Notre dialogue avec le Maroc se focalise malheureusement plus aujourd'hui sur le prix de la tomate ou sur les zones de pêche, dans le cadre de l'accord de libre-échange complet et approfondi (Aleca), que sur la question des migrations illégales, via les enclaves espagnoles de Ceuta ou Melilla. On peut se demander en quoi consistera, dans ces conditions, le partenariat avancé, que l'Union européenne veut proposer demain à la Tunisie ? S'il se résume à un accord de libre-échange poussé, je doute qu'il séduise des Tunisiens plus intéressés par un soutien politique et sécuritaire concret face au péril islamiste.
Miguel Angel Moratinos, ancien ministre des affaires étrangères espagnol et père du processus de Barcelone, est également partisan d'un tel renouvellement, en insistant notamment sur la différenciation entre politique méditerranéenne et partenariat oriental. Cessons de suivre des modèles qui ont mal résisté aux dernières évolutions géopolitiques. Cela est aussi vrai pour le partenariat oriental d'ailleurs... La politique étrangère de l'Union européenne ne saurait être stéréotypée et se limiter à l'exportation d'un modèle qui ne serait in fine qu'économique, renforçant l'impression de paternalisme que peuvent ressentir nos partenaires sur la rive sud. La notion de différenciation doit également être au coeur de notre démarche avec les pays de la Méditerranée. Le cas marocain n'est pas similaire au cas jordanien - la Jordanie étant particulièrement intéressée par l'aide de l'Union européenne pour nourrir plus de 800 000 réfugiés syriens - et la Tunisie ne présente pas les mêmes caractéristiques que l'Algérie.

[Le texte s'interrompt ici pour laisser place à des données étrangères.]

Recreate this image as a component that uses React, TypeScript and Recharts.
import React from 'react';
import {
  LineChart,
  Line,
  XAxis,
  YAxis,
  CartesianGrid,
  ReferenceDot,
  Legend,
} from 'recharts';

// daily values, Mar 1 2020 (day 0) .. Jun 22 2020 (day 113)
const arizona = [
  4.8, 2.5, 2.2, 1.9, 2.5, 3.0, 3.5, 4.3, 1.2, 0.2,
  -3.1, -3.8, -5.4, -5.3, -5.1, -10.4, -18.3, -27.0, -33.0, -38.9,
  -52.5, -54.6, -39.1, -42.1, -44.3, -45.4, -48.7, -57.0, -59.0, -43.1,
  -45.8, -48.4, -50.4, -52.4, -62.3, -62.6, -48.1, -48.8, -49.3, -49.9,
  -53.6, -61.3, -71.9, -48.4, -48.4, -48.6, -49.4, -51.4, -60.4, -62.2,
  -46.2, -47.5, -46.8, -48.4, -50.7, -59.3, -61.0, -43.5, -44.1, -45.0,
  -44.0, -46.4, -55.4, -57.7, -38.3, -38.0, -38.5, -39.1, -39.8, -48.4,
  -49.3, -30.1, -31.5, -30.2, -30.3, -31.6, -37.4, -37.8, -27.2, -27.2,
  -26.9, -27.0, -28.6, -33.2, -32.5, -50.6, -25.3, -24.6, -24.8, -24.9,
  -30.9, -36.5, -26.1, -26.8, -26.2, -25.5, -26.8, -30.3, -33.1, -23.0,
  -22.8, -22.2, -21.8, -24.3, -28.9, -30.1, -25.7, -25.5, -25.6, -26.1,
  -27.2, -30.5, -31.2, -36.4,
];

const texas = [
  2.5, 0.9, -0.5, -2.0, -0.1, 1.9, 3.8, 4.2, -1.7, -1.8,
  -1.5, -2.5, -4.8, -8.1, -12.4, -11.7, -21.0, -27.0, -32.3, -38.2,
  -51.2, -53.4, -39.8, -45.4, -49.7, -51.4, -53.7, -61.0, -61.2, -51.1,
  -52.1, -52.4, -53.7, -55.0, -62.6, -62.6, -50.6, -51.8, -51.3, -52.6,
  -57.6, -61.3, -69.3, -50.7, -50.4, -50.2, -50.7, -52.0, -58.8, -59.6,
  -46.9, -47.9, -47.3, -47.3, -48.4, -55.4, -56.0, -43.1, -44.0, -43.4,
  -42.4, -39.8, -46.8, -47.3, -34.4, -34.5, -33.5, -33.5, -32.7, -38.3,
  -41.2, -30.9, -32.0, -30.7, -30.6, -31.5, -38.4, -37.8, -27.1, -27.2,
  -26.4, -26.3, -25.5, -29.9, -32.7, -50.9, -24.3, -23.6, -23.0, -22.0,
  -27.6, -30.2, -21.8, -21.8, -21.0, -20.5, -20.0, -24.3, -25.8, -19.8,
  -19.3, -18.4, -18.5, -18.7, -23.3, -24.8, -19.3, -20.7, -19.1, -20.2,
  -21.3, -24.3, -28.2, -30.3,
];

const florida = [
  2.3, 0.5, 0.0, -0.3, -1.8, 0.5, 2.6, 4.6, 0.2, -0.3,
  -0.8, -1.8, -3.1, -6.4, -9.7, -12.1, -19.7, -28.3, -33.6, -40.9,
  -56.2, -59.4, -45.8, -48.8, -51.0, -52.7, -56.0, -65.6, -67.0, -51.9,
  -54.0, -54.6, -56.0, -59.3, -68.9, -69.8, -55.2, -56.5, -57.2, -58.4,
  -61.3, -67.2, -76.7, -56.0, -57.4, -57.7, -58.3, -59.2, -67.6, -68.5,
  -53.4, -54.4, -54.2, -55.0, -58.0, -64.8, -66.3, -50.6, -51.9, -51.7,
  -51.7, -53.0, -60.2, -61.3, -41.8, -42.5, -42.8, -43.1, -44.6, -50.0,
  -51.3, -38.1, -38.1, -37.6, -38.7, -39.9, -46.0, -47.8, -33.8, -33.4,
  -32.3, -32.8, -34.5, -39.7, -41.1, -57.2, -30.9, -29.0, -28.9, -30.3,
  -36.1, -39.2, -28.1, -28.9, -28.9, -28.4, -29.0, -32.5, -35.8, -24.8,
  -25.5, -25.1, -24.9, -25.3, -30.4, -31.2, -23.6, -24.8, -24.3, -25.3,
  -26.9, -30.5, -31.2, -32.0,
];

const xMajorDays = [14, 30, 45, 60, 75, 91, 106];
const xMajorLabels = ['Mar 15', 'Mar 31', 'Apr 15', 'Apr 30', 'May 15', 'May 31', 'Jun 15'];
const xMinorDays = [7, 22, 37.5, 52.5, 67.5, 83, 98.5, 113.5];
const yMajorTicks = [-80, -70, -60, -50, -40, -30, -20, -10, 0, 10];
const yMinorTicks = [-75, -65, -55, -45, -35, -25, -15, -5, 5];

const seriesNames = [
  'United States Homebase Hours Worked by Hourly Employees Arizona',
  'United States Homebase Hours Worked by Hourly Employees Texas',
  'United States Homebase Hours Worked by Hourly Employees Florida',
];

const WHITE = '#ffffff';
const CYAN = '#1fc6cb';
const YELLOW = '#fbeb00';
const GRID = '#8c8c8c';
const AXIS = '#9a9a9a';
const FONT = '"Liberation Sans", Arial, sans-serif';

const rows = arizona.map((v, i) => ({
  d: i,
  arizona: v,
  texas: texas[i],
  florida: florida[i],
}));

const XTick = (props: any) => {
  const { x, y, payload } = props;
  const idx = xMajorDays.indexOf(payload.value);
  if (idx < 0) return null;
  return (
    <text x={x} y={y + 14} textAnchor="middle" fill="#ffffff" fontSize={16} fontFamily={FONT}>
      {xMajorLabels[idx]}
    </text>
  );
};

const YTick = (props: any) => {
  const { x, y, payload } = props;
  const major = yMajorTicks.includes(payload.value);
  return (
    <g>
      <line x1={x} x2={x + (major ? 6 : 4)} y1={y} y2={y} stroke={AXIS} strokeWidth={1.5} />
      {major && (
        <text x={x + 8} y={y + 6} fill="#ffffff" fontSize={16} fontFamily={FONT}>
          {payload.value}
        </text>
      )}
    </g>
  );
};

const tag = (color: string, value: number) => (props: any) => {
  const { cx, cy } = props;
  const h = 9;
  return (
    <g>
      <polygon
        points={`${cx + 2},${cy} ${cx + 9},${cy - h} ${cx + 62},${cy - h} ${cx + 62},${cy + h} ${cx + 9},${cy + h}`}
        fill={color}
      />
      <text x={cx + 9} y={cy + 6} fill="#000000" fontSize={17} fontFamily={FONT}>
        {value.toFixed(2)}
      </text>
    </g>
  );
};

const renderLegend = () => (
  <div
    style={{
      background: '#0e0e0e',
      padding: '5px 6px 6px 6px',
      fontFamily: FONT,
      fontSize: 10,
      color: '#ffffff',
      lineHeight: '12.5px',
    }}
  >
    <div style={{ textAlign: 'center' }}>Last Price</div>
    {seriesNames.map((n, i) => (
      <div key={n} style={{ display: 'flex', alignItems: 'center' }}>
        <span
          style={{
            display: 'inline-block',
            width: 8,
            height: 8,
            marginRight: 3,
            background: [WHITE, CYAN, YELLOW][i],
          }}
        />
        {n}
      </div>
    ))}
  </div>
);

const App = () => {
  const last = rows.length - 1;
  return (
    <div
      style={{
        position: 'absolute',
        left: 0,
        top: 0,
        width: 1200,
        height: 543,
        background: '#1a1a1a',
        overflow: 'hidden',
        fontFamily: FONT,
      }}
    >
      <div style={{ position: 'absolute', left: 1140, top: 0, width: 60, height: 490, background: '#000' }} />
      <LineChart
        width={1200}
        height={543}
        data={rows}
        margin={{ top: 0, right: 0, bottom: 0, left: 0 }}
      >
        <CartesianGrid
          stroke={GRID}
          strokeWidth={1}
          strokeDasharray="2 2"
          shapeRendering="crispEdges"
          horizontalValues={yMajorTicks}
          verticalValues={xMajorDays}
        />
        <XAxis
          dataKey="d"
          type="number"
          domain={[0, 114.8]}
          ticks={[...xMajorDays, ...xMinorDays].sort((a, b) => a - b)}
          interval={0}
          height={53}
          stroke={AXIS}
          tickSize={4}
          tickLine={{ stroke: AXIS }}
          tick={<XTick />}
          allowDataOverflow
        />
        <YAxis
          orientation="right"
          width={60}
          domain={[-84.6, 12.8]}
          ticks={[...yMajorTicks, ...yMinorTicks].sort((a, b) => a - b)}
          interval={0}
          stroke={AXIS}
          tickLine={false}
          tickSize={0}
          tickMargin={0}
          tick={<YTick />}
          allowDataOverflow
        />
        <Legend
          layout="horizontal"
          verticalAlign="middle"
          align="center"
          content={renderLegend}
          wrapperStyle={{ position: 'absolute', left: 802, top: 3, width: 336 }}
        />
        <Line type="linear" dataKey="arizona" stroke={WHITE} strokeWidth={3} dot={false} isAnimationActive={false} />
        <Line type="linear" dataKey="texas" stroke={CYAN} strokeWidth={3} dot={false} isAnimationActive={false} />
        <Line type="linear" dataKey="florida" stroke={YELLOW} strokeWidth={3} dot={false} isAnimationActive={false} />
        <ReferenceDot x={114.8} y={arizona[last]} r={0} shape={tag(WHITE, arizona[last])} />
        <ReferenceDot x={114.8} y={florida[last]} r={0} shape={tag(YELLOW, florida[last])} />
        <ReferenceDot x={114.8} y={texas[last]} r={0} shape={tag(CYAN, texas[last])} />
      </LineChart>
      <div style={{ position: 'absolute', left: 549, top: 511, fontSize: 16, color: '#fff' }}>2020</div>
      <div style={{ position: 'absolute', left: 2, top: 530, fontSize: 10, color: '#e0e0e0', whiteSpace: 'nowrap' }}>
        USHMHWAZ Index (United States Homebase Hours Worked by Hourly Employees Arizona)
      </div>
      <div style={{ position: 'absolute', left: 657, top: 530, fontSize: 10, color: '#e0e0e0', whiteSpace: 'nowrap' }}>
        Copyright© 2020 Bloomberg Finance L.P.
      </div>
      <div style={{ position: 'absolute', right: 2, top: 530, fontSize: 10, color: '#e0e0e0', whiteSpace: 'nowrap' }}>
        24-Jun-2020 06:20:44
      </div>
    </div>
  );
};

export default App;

Avec Louis Nègre, tous deux élus de départements méditerranéens, nous allons prolonger nos travaux sur cette question dans les prochains mois et suivre particulièrement les futures orientations de la Commission européenne, qui devraient être rendues publiques cet automne. Le Sénat italien, à qui nous devons rendre visite à la fin du mois, est particulièrement demandeur d'une coopération avec notre Assemblée, afin de proposer une feuille de route parlementaire dans ce domaine. Nous échangerons donc pour aboutir à un texte commun, rédigé par les représentants de deux grands pays méditerranéens, qui connaissent bien les spécificités de Mare nostrum. Avec en filigrane l'idée que l'avenir de l'Union européenne est aussi au Sud.